We walk from Freshwater Bay to Yarmouth keeping the sea to our left. The path leads through several miles of dappled tunnel lined with trees crouching to attention and nodding in the breeze to greet us like a parade of elderly veterans. On the outskirts of the port we meet a group of biking holidaymakers from Holland, the Dekkers, and a delightful lady with a wholly unpronounceable name. We swopped family gossip and thankfully kept away from Grexit and the Euro! Their English was excellent so good it puts us to shame.
A generous lunch provided by my cousin Giles. a dear man who knew Zimbabwe – and indeed married in “Salisbury”. It was then in its glory days. We discussed how curious it was that our great grandparents suddenly converted to Catholicism in the eighteen fifties when Catholicism was said to be “fashionable”! Perhaps Cardinal Newman’s influence was to do with it. Fashion is a funny reason to change your faith but there’s nowt so queer as folk. Anyway I don’t think they were very serious about it as I was born a Catholic and no one told me anything about it at all except I should feel guilty, which I duly did, for a while at least. Anyway I have long since ceased to be sectarian, but some people take the differences very seriously indeed. In fact when one of my conservative Presbyterian pals heard I had been baptised Catholic he said that if I was to be ever baptised an Anglican by total immersion, they would have to hold me under the water for at least ten minutes to get rid of it all! I hope he was joking.
Giles and I couldn’t help but compare the Zimbabwe situation then and now…
Since about 1980, Zimbabwe’s greatest export to the developed world has been around four million of its most talented young workers.
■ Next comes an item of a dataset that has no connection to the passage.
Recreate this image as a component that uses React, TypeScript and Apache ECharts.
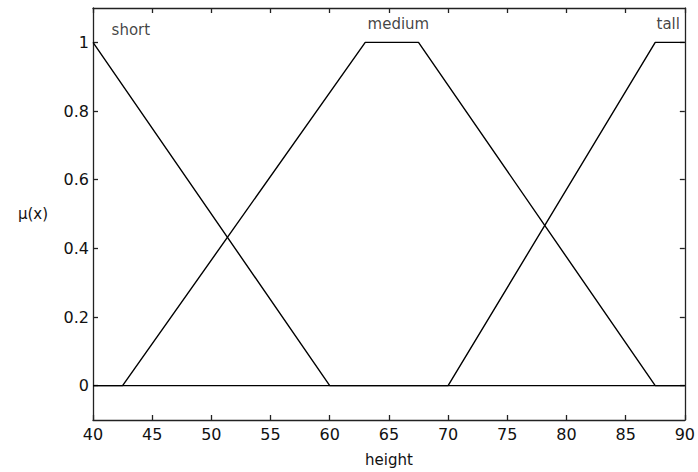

This exodus has been as much of a tragedy for Zimbabwe as it has been a boon to the rest of the civilised world, for few will return.
A One-Way Ticket
The UK’s National Health Service relies on a steady supply of talented Zimbabwean nurses and cleaners. Thousands of businesses and restaurants round the world find Zimbabwean waiters, managers and shop assistants a valuable resource.
Of course, millions remain trapped in Zimbabwe and today live lives of repression and destitution. But who left the country and why? Well let’s start with about 4,500 farmers whose land was stolen, followed by hundreds of senior farm managers who faced destitution; then there was a queue of politicians of the wrong stripe who feared that a single misplaced word might involve them in a fatal car accident, people of the wrong tribe who faced cruel persecution, and thousands of young who discovered that they were born the wrong colour to win jobs.
All these people did what humankind has always done when life has become intolerable; it’s what the Huguenots did when faced with religious persecution, it’s what the Pilgrim Fathers did in the early seventeenth century; it’s what the Scottish and Irish farmers decided to do when faced with land seizures. Zimbaweans did what escaping Jews did when facing Nazi genocide in the 1930s. They looked abroad for freedom to live free lives as people have always done throughout the generations.
When Jane and I were young, we used to entertain a great deal. Although we still throw parties, the times we are invited back seems to be falling. I thought perhaps it was us! But my children tell me the same story – the Benyons are a hospitable lot, we all derive great fun from entertaining, but it seems that many people find it a strain. Perhaps their mothers did not like to entertain and so the tradition has never been passed on. My children tell me that when they are asked to dinner, nine times out of 10 they are asked to bring a course with them, or the wine for the meal or something. Why is this? Are we all growing stingier and becoming more inhospitable?